A flawed strategy and a failed war in Afghanistan
Speaking to graduating cadets at West Point on Saturday, President Obama noted the "ultimate sacrifice" of 78 of their predecessors who gave up their lives in Afghanistan and Iraq. But he did not mention that just days before, five U.S. soldiers were killed in Kabul, bringing the toll of American dead in Afghanistan to over 1,000.
As we pass this grim marker, the Obama administration's strategy in Afghanistan is foundering because it is fundamentally flawed. It lacks a clear, achievable mission, isn't in our national security interest and costs too much in treasure and lives.
The counterinsurgency strategy to win the hearts and minds of Afghans is failing -- a Pentagon report last month revealed that only 29 of 121 critical Afghan districts could be classified as "sympathetic to the government," compared with 48 "supportive of or sympathetic to" the Taliban. The number of Afghans who rated U.S. and NATO troops "good" or "very good" dropped from 38 percent in December to 29 percent in March -- perhaps as a result of the civilian casualties that are on the rise.
There is a sense of Taliban momentum -- even Gen. Stanley McChrystal recently declared, "Nobody is winning," and military officials are now minimizing expectations for the upcoming Kandahar offensive. The highly touted operation in Marja that began three months ago has failed to dislodge the Taliban.
The continued occupation of a fiercely independent and tribal Afghanistan -- as well as the death of tens of thousands of civilians -- engenders anti-Americanism and fuels terrorist recruitment. Military operations have also pushed violent jihadists across the border and further destabilized a nuclear-armed Pakistan -- a far greater threat to our national security than any tenuous al-Qaeda "safe haven" in Afghanistan.
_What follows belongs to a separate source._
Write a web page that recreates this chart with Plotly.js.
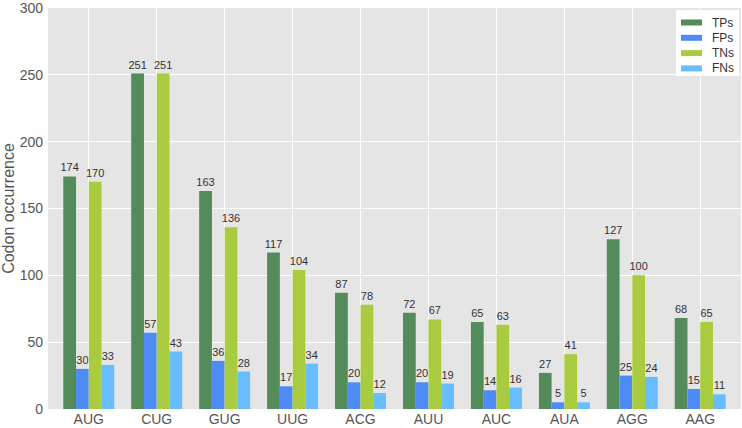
<!DOCTYPE html>
<html>
<head>
<meta charset="utf-8">
<script src="https://cdn.plot.ly/plotly-3.0.1.min.js"></script>
<style>
  body { margin: 0; background: white; }
  #plot { width: 742px; height: 428px; }
</style>
</head>
<body>
<div id="plot"></div>
<script>
const codons = ['AUG', 'CUG', 'GUG', 'UUG', 'ACG', 'AUU', 'AUC', 'AUA', 'AGG', 'AAG'];
const tps = [174, 251, 163, 117, 87, 72, 65, 27, 127, 68];
const fps = [30, 57, 36, 17, 20, 20, 14, 5, 25, 15];
const tns = [170, 251, 136, 104, 78, 67, 63, 41, 100, 65];
const fns = [33, 43, 28, 34, 12, 19, 16, 5, 24, 11];

const names = ['TPs', 'FPs', 'TNs', 'FNs'];
const colors = ['#548b5a', '#4f8bf7', '#a9cb3f', '#67bdff'];
const series = [tps, fps, tns, fns];

const W = 742, H = 428;
const margin = { l: 48, r: 1, t: 8, b: 19 };
const pw = W - margin.l - margin.r;
const ph = H - margin.t - margin.b;
// pixel -> paper helpers, only for the hand drawn legend box
const px = (x) => (x - margin.l) / pw;
const py = (y) => 1 - (y - margin.t) / ph;

const data = series.map((vals, i) => ({
  type: 'bar',
  name: names[i],
  x: codons,
  y: vals,
  marker: { color: colors[i], line: { width: 0 } },
  text: vals.map(String),
  textposition: 'outside',
  constraintext: 'none',
  cliponaxis: false,
  textfont: { family: 'Liberation Sans, Arial', size: 11, color: '#333333' },
  hoverinfo: 'x+y'
}));

// legend like matplotlib: white box, wide patches
const shapes = [{
  type: 'rect', xref: 'paper', yref: 'paper',
  x0: px(676), x1: px(739), y0: py(76), y1: py(10),
  fillcolor: 'white', line: { width: 0 }, layer: 'above'
}];
const annotations = [];
names.forEach((n, i) => {
  const cy = 22.5 + i * 15.3;
  shapes.push({
    type: 'rect', xref: 'paper', yref: 'paper',
    x0: px(681), x1: px(702), y0: py(cy + 3), y1: py(cy - 3),
    fillcolor: colors[i], line: { width: 0 }, layer: 'above'
  });
  annotations.push({
    xref: 'paper', yref: 'paper', x: px(710), y: py(cy),
    xanchor: 'left', yanchor: 'middle', showarrow: false,
    text: n, font: { size: 12, color: '#333333' }
  });
});

const layout = {
  width: W,
  height: H,
  margin: margin,
  paper_bgcolor: 'white',
  plot_bgcolor: '#e5e5e5',
  barmode: 'group',
  bargap: 0.25,
  bargroupgap: 0,
  showlegend: false,
  font: { family: 'Liberation Sans, Arial', size: 14, color: '#555555' },
  xaxis: {
    range: [-0.6, 9.6],
    showgrid: true,
    gridcolor: 'white',
    gridwidth: 1,
    ticks: '',
    tickfont: { size: 14, color: '#555555' },
    zeroline: false,
    showline: false
  },
  yaxis: {
    range: [0, 300],
    dtick: 50,
    showgrid: true,
    gridcolor: 'white',
    gridwidth: 1,
    ticks: '',
    ticklabelstandoff: 4,
    ticklabeloverflow: 'allow',
    tickfont: { size: 14, color: '#555555' },
    zeroline: false,
    title: { text: 'Codon occurrence', font: { size: 16, color: '#555555' }, standoff: 2 }
  },
  shapes: shapes,
  annotations: annotations
};

Plotly.newPlot('plot', data, layout, { displayModeBar: false, staticPlot: true });
</script>
</body>
</html>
Finally, focusing so many resources on Afghanistan -- where al-Qaeda is now minimally present -- diverts vital resources from other urgent security needs, including economic recovery at home. For the first time, the monthly cost of the war in Afghanistan exceeds what we spend in Iraq -- $6.7 billion per month, compared with $5.5 billion in Iraq. At the end of May, appropriations for both wars will reach over $1 trillion -- mostly borrowed money that we're not investing at home. Upcoming congressional hearings on veterans care will demonstrate the human costs. No wonder a majority of Americans -- 52 percent -- believe the war "is not worth its costs," according to a recent Washington Post poll.
A long-overdue alternative strategy begins with a responsible withdrawal of U.S. troops and support for a regional diplomatic solution, including talks with the Taliban, which Afghan President Hamid Karzai wants to pursue and America should support unconditionally. It also includes common-sense counterterrorism measures, intelligence sharing and targeted development and reconstruction assistance.
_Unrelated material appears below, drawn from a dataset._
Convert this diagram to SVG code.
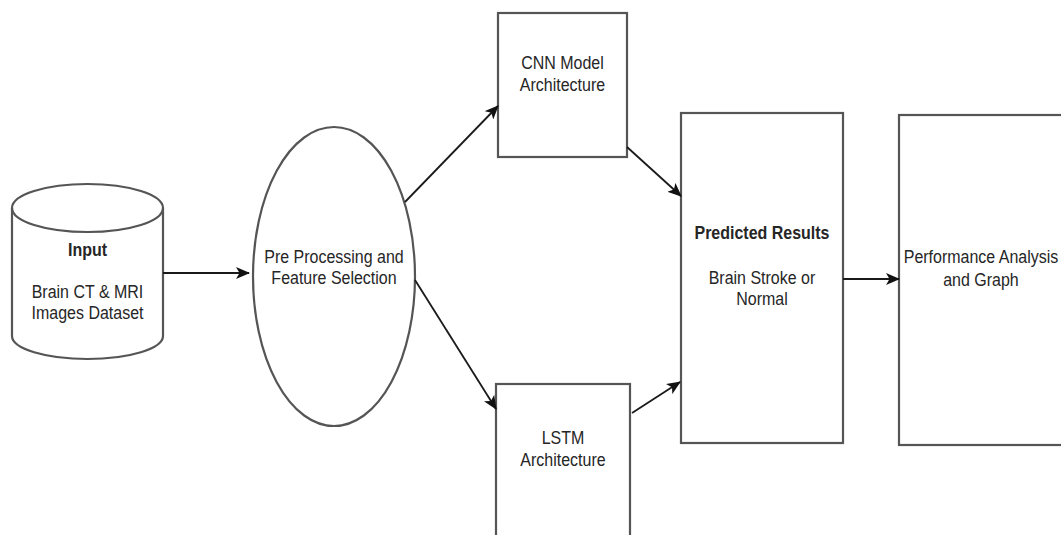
<svg xmlns="http://www.w3.org/2000/svg" width="1061" height="535" viewBox="0 0 1061 535">
  <style>
    .shape { fill: #ffffff; stroke: #555555; stroke-width: 2.2; }
    .edge { fill: none; stroke: #1a1a1a; stroke-width: 1.8; marker-end: url(#arrow); }
    .label { font-family: "Liberation Sans", Arial, sans-serif; font-size: 16px; fill: #262626; text-anchor: middle; }
    .bold { font-weight: bold; }
  </style>
  <defs>
    <marker id="arrow" viewBox="0 0 14 12" refX="13" refY="6" markerWidth="14" markerHeight="12" markerUnits="userSpaceOnUse" orient="auto">
      <path d="M0,0 L14,6 L0,12 L3.5,6 Z" fill="#111111"/>
    </marker>
  </defs>

  <rect width="1061" height="535" fill="#ffffff"/>

  <!-- Input data store -->
  <g id="input">
    <path class="shape" d="M12,208 L12,336 A75.5,23 0 0 0 163,336 L163,208 A75.5,24 0 0 0 12,208 Z"/>
    <path class="shape" style="fill:none" d="M12,208 A75.5,24 0 0 0 163,208"/>
    <text class="label bold" transform="translate(87.5,256) scale(1,1.12)">Input</text>
    <text class="label" transform="translate(87.5,298) scale(1,1.12)">Brain CT &amp; MRI</text>
    <text class="label" transform="translate(87.5,319) scale(1,1.12)">Images Dataset</text>
  </g>

  <!-- Pre-processing stage -->
  <g id="preprocess">
    <ellipse class="shape" cx="334" cy="276.5" rx="81" ry="149.5"/>
    <text class="label" transform="translate(334,263) scale(1,1.12)">Pre Processing and</text>
    <text class="label" transform="translate(334,284) scale(1,1.12)">Feature Selection</text>
  </g>

  <!-- CNN branch -->
  <g id="cnn">
    <rect class="shape" x="498" y="13" width="129" height="144"/>
    <text class="label" transform="translate(562.5,69) scale(1,1.12)">CNN Model</text>
    <text class="label" transform="translate(562.5,91) scale(1,1.12)">Architecture</text>
  </g>

  <!-- LSTM branch -->
  <g id="lstm">
    <rect class="shape" x="496" y="384" width="134" height="170"/>
    <text class="label" transform="translate(563,444) scale(1,1.12)">LSTM</text>
    <text class="label" transform="translate(563,466) scale(1,1.12)">Architecture</text>
  </g>

  <!-- Prediction output -->
  <g id="predicted">
    <rect class="shape" x="681" y="113" width="162" height="330"/>
    <text class="label bold" transform="translate(762,239) scale(1,1.12)">Predicted Results</text>
    <text class="label" transform="translate(762,284) scale(1,1.12)">Brain Stroke or</text>
    <text class="label" transform="translate(762,305) scale(1,1.12)">Normal</text>
  </g>

  <!-- Evaluation -->
  <g id="performance">
    <rect class="shape" x="899" y="115" width="180" height="330"/>
    <text class="label" transform="translate(981,263) scale(1,1.12)">Performance Analysis</text>
    <text class="label" transform="translate(981,286) scale(1,1.12)">and Graph</text>
  </g>

  <!-- Connectors -->
  <g id="connectors">
    <line class="edge" x1="163" y1="273" x2="249" y2="273"/>
    <line class="edge" x1="405" y1="202" x2="498" y2="106"/>
    <line class="edge" x1="415" y1="280" x2="496" y2="409"/>
    <line class="edge" x1="627" y1="147" x2="681" y2="196"/>
    <line class="edge" x1="632" y1="413" x2="680" y2="382"/>
    <line class="edge" x1="843" y1="279" x2="899" y2="279"/>
  </g>
</svg>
The president is instead asking for another $32 billion for the Afghanistan surge in a supplemental appropriation that is expected to be voted on in the Senate this week, with a House vote to follow.
But there are signs of a growing opposition. Reps. Jim McGovern (D-Mass.) and Walter Jones (R-N.C.) and Sen. Russ Feingold (D-Wis.) have introduced legislation demanding an exit strategy and a timetable for withdrawal, and Feingold announced that he will introduce an amendment to the supplemental based on that legislation.
The House bill has 91 co-sponsors. A strong showing in the House -- where the amendment would probably receive more than 130 votes -- will demonstrate to the president that there is increasing concern in Congress and throughout the country about the danger of an open-ended commitment in Afghanistan. Even though Obama said he will begin withdrawing troops in July 2011, that is a tentative date at best -- and perhaps just the beginning of the kind of very slow withdrawal we see now in Iraq.
Vietnam and Iraq both demonstrated how easy it is to get into war and how difficult it is to get out. We now see that dilemma in Afghanistan. Withdrawal will demand a huge political lift and may well lead to the question, "What were the last eight years of lost blood and treasure about?"
Confronting that question honestly is far less costly than continuing a flawed strategy and a failed war.
Katrina vanden Heuvel is editor and publisher of The Nation and writes a weekly column for The Post.